**DESCRIPTION OF THE TASK**
Only the lines holding the string "this" are needed. Copy each one.
##### INPUT MATERIAL #####
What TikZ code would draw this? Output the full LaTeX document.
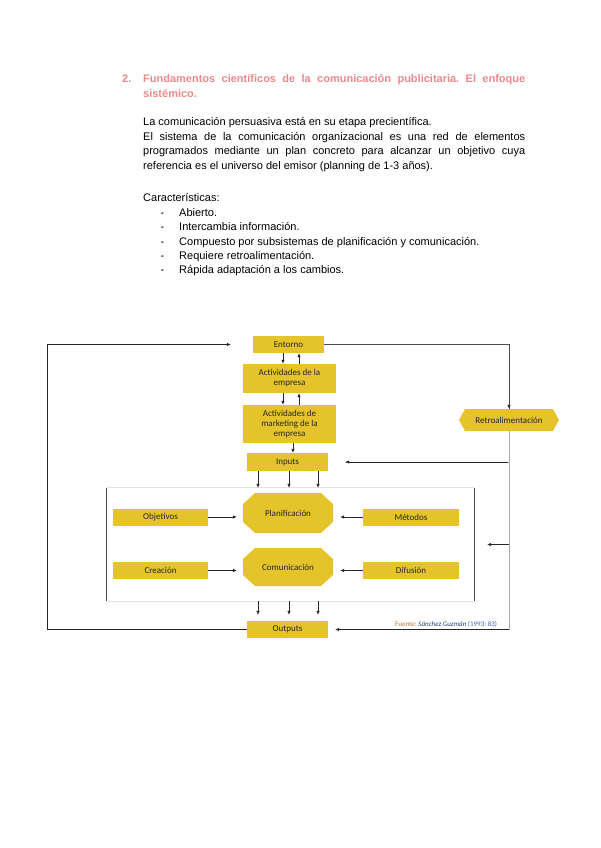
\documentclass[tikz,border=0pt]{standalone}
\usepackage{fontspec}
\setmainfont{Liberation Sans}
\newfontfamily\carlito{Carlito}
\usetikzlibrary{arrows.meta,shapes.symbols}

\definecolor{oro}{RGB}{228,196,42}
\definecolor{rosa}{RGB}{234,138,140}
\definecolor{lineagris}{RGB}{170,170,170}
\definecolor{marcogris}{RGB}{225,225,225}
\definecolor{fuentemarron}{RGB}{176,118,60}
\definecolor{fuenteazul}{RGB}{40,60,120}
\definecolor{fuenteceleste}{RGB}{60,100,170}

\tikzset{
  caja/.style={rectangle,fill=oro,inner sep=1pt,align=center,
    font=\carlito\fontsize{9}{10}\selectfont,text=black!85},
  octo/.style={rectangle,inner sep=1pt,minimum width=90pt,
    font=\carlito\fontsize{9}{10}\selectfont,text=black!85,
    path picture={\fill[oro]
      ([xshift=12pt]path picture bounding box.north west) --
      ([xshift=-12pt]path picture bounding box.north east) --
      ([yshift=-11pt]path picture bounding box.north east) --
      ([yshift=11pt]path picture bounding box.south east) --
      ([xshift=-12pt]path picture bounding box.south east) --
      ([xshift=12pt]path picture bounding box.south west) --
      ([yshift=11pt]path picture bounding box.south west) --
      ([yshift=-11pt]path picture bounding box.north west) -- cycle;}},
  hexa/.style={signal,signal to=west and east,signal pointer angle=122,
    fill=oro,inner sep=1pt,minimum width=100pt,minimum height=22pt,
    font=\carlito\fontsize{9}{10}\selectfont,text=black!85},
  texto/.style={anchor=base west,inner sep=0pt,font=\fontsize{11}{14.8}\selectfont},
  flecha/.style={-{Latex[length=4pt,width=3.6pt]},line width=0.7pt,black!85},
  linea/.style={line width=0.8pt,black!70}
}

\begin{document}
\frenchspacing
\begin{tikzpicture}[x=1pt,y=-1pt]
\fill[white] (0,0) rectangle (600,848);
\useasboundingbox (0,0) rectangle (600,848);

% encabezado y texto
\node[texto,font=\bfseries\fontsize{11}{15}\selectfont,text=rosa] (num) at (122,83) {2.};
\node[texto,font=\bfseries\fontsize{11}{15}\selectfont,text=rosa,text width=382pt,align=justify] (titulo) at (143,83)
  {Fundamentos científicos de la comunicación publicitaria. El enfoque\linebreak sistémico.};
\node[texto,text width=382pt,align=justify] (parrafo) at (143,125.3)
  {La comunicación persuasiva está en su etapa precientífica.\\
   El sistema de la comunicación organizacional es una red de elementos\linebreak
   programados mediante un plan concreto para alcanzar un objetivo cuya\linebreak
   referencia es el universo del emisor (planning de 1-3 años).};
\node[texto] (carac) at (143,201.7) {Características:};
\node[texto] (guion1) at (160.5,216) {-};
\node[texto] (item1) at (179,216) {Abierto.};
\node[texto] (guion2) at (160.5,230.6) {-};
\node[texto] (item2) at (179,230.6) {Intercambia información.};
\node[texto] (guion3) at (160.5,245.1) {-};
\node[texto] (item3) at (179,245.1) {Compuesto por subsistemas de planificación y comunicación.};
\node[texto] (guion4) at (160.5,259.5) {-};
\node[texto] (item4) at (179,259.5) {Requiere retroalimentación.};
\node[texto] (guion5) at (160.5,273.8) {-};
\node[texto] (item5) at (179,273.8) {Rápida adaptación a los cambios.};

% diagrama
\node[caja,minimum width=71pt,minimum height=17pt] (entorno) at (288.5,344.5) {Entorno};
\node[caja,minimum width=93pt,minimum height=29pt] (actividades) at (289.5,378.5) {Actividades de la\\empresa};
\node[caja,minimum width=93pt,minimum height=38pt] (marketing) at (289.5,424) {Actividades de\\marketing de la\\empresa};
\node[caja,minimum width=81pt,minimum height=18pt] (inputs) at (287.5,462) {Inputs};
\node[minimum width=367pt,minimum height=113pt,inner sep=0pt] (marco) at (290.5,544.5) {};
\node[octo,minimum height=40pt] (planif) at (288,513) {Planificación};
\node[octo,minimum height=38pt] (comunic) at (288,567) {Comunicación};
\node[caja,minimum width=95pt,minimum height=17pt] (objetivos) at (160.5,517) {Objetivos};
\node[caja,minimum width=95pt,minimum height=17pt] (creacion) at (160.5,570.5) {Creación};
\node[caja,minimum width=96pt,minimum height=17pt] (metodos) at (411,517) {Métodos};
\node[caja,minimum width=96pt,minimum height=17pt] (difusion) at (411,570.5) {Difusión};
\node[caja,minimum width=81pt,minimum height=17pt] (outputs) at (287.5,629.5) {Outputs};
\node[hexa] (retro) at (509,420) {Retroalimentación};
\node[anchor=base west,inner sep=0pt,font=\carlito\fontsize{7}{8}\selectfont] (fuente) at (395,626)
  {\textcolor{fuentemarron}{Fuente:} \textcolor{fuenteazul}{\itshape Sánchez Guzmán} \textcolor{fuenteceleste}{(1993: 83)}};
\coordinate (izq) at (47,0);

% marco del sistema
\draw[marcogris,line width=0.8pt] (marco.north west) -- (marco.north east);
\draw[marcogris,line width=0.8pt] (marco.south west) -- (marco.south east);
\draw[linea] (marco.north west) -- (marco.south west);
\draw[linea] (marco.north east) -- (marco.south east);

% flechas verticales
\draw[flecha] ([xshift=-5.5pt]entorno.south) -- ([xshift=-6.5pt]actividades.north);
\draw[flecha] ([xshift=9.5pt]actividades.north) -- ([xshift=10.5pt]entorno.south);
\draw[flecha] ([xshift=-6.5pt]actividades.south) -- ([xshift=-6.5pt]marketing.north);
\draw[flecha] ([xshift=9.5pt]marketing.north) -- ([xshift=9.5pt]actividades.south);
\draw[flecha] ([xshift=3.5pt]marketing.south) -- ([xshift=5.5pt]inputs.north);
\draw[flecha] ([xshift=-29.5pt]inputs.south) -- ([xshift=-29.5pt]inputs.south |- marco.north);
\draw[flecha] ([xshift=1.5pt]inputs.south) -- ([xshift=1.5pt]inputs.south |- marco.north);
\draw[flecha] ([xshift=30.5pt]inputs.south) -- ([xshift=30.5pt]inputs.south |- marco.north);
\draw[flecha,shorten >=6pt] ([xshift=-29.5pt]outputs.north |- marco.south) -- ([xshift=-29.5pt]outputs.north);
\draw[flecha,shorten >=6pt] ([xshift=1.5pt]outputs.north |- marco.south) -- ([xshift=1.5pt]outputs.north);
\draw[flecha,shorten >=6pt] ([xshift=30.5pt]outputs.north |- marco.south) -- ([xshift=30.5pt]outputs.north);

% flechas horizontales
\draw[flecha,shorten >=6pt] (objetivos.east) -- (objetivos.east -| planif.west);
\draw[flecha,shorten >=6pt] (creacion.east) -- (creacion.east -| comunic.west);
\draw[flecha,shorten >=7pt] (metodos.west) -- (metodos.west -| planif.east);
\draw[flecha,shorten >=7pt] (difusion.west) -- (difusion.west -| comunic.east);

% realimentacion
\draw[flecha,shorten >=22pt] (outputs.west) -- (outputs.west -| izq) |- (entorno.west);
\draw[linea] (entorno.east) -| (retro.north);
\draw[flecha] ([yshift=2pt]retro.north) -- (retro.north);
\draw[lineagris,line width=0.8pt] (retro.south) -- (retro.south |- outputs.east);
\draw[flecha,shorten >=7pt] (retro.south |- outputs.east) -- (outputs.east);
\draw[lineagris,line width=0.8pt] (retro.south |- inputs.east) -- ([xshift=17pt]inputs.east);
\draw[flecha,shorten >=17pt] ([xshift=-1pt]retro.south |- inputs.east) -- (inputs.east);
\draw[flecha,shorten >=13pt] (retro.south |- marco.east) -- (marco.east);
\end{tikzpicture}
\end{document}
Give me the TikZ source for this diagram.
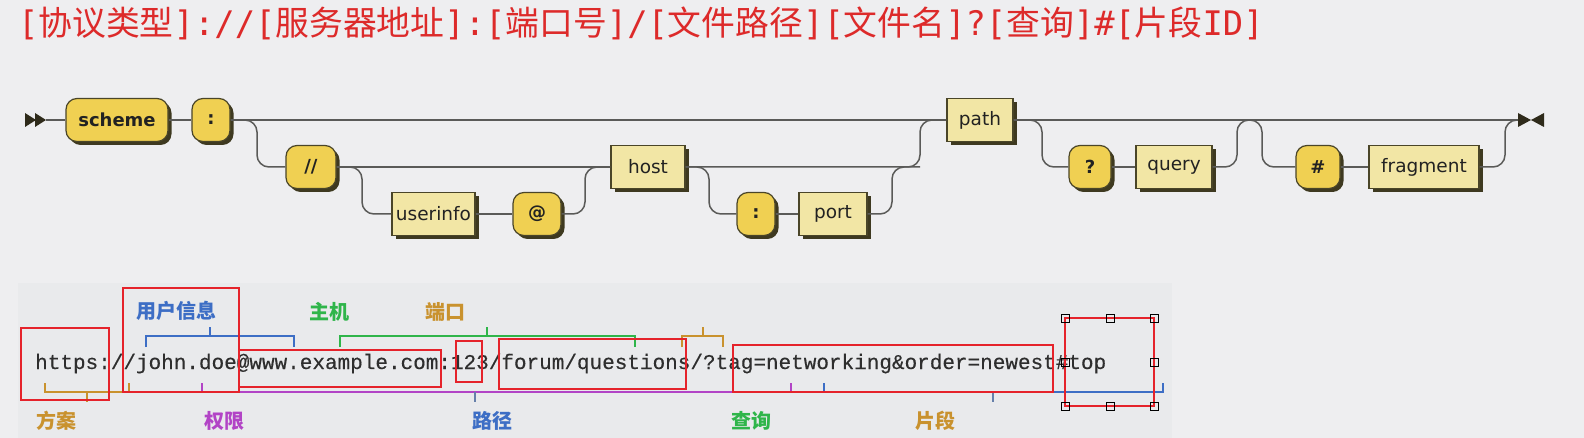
#####
**CORRECT RESPONSE**
What TikZ code would draw this? Output the full LaTeX document.
Give me the TikZ source for this diagram.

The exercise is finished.